After toweling off, I executed a plan for romance by making a late dinner of steak and potatoes with rosemary, and wore red lipstick with no other makeup, Miles's favorite kind of sexy. I pulled on a black sweater dress, and in the kitchen, I lit every candle I could find. After dinner was in the oven, I sat on the center of the island circled by candlelight, with a glass of red wine. Out the back windows, I watched the glimmer of snowbanks under the porch lights and waited for my husband to come home.

“Hey,” he said, stomping the slush off his feet when he finally entered at half past nine. He looked around the kitchen, then back at me. “Everything okay in here? Is the power out?”

“No,” I said. “Candlelight supper. Thought we could have some wine.”

Miles flicked on the lights with an apologetic glance and sorted through the mail. “I'd love that, but I've still got a ton of reading to do. Crazy day in clinic and I haven't even signed off on all my patient records and procedure notes yet. Then there's the investigation, and the grant deadline is next week. Rain check?”

On my tiptoes, I reached up for my husband and wrapped my arms around him, pulling his belly tight against me. I pushed unwanted thoughts of Dean from my mind. “Take a break,” I said. “You need to eat dinner anyway.”

I kissed his cheek; he absently wiped my lipstick off.

I poured him a glass of red wine and topped off my own. Switching the lights back off, I tried to stay enthusiastic about the expectations I had set for the rest of the evening and my decision to attempt to salvage things between us.

“Honey, I really have to finish up my dictations and decipher what's most pressing before my clinic in the morning. Would you be terribly disappointed if I ate in the office so I can wrap things up?”

My temperature rose, then plummeted to a defeated simmer. I told him, “Sure. Eat in your office.”

“Really?” he asked, noting my flat tone.

“I was trying to connect,” I explained.

He squeezed my hand on his way out. “Another night, I promise. I can give you my full attention.”

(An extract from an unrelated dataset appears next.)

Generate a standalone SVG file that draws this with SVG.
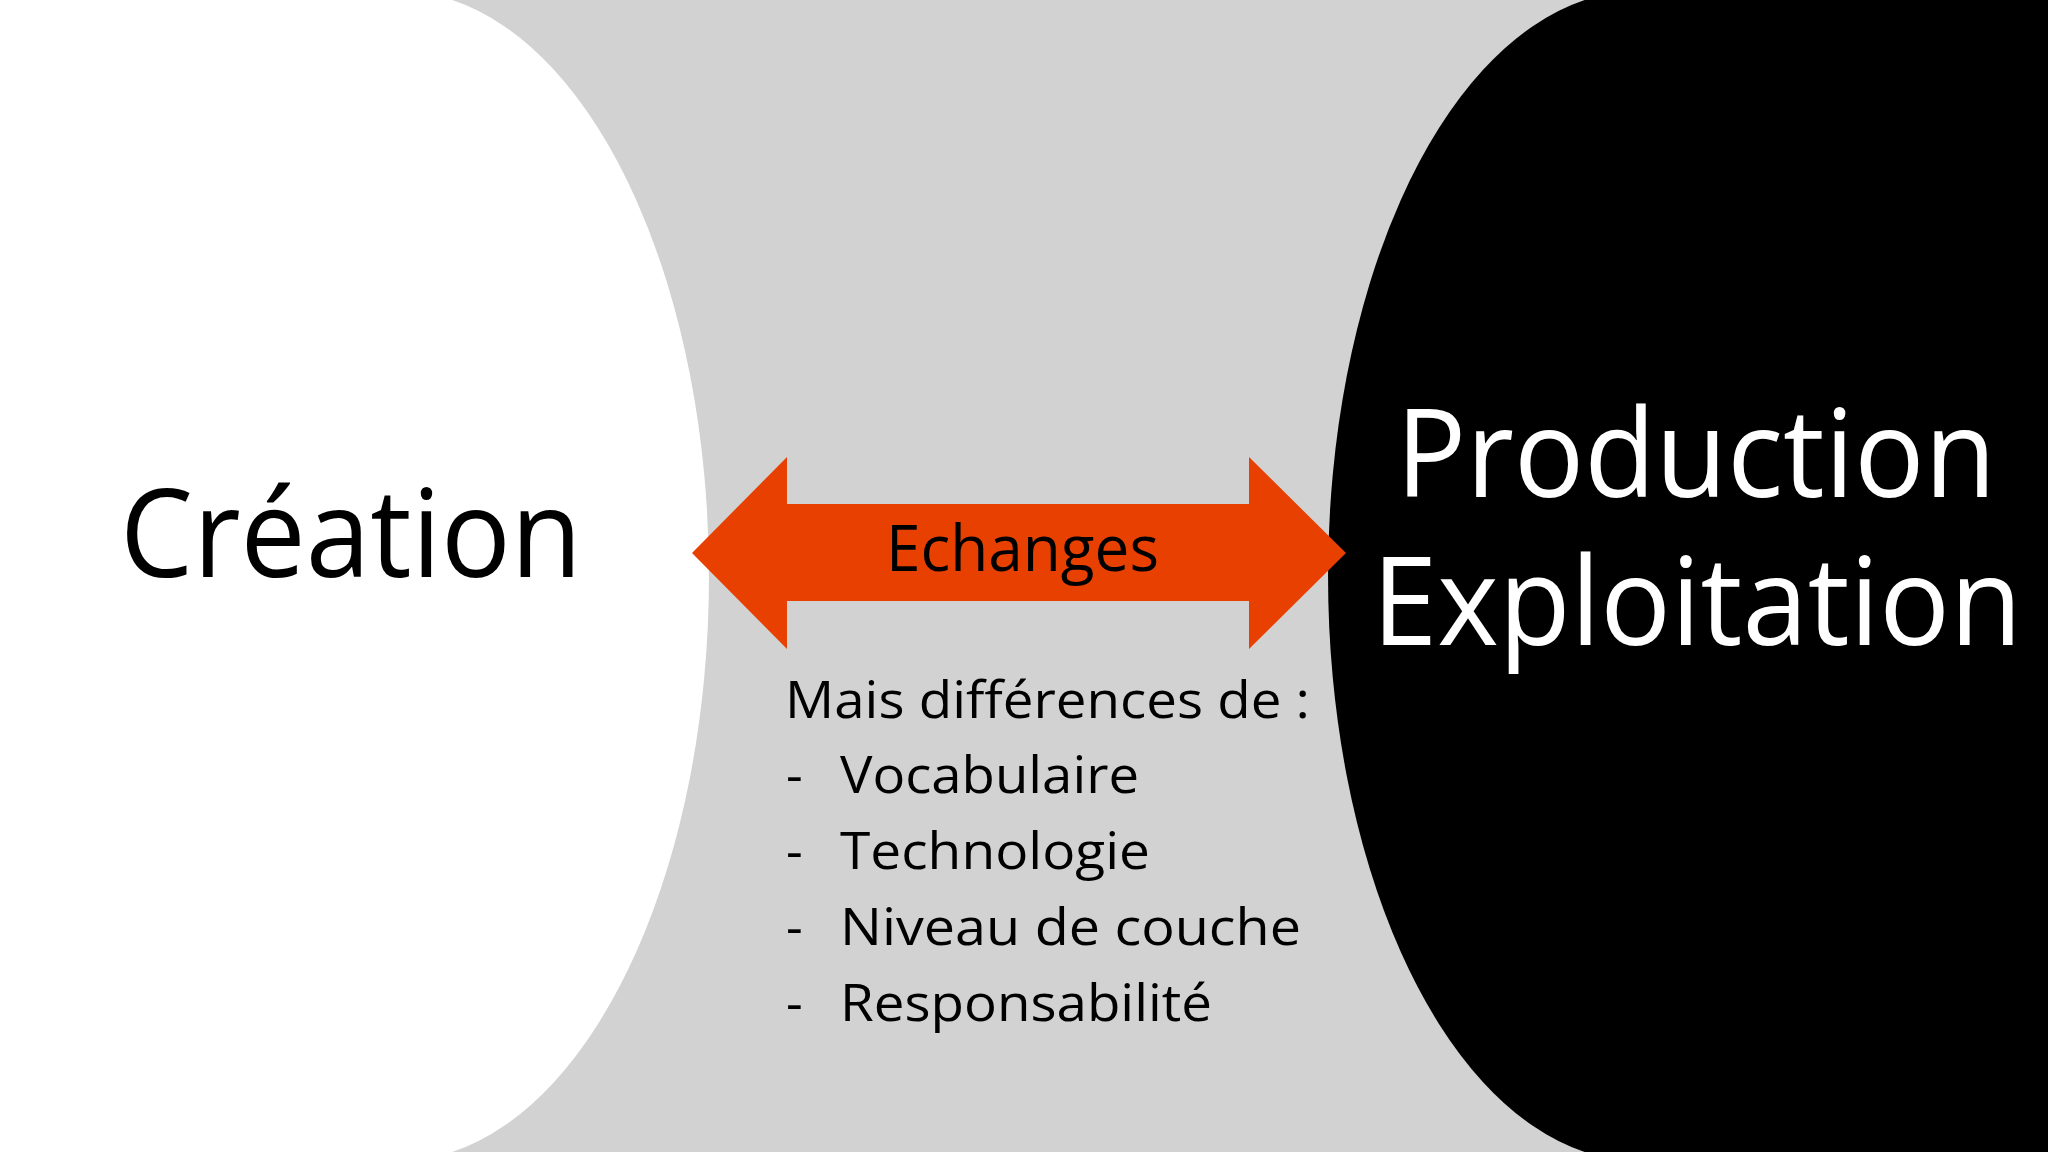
<svg xmlns="http://www.w3.org/2000/svg" width="2048" height="1152" viewBox="0 0 2048 1152">
<style>
.t{font-family:"Open Sans","Noto Sans","Liberation Sans",sans-serif;}
.big{font-size:122px;}
.lbl{font-size:64px;fill:#000;}
.lst{font-size:52px;fill:#000;}
</style>
<rect x="0" y="0" width="2048" height="1152" fill="#D2D2D2"/>
<g id="node-creation">
<path d="M0,0 H452.3 A311,585 0 0 1 452.3,1152 H0 Z" fill="#FFFFFF"/>
<text class="t big" x="120" y="577" fill="#000" textLength="462" lengthAdjust="spacingAndGlyphs">Création</text>
</g>
<g id="node-production">
<path d="M2048,0 H1584.7 A311,585 0 0 0 1584.7,1152 H2048 Z" fill="#000000"/>
<text class="t big" x="1396" y="497" fill="#FFF" textLength="600" lengthAdjust="spacingAndGlyphs">Production</text>
<text class="t big" x="1372" y="645" fill="#FFF" textLength="650" lengthAdjust="spacingAndGlyphs">Exploitation</text>
</g>
<g id="connectors">
<polygon points="692,553 787,457 787,504 1249,504 1249,457 1346,553 1249,649 1249,601 787,601 787,649" fill="#E84000"/>
<text class="t lbl" x="886" y="571" textLength="273" lengthAdjust="spacingAndGlyphs">Echanges</text>
</g>
<g id="node-differences">
<text class="t lst" x="785" y="718" textLength="525" lengthAdjust="spacingAndGlyphs">Mais différences de :</text>
<text class="t lst" x="786" y="793">-</text>
<text class="t lst" x="840" y="793" textLength="299" lengthAdjust="spacingAndGlyphs">Vocabulaire</text>
<text class="t lst" x="786" y="869">-</text>
<text class="t lst" x="840" y="869" textLength="310" lengthAdjust="spacingAndGlyphs">Technologie</text>
<text class="t lst" x="786" y="945">-</text>
<text class="t lst" x="840" y="945" textLength="461" lengthAdjust="spacingAndGlyphs">Niveau de couche</text>
<text class="t lst" x="786" y="1021">-</text>
<text class="t lst" x="840" y="1021" textLength="372" lengthAdjust="spacingAndGlyphs">Responsabilité</text>
</g>
</svg>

“Go.” I pointed to his office door and polished off my drink.

“You sure you're okay?” he asked. “I appreciate dinner.”

“Yup, I'm fine,” I said, but of course I wasn't.

From his office, Miles called out, “Delicious, thank you!”

Alone in the kitchen, after a few bites from a supper I was no longer excited about, I sat Indian-style on the island with a plate in my lap. My efforts seemed foolish, as I watched the candles soften into waxy puddles. Flames flickered near the end of their wicks, and I thought about brightness, how the survival and intensity of a fire is solely dependent upon the oxygen supplied to it.

I recalled the experiment performed in
The
Chemical
History
of
a
Candle: Lecture II—The Brightness of the Flame
, proving Michael Faraday's theory that the outcome of combustion is always water, the atoms of hydrogen changing form, all of it carefully noted and highlighted in the margins of that old book still packed up in the attic. That lecture yielded one of my favorite quotes about the splendor and intensity of the chemistry sustained inside a single flame.

“Is it not beautiful to think that such a process is going on, and that such a dirty thing as charcoal can become so incandescent? You see it comes to this—that all bright flames contain these solid particles; all things that burn and produce solid particles, either during the time they are burning, as in the candle, or immediately after being burnt, as in the case of the gunpowder and iron filings—all these things give us this glorious and beautiful light.”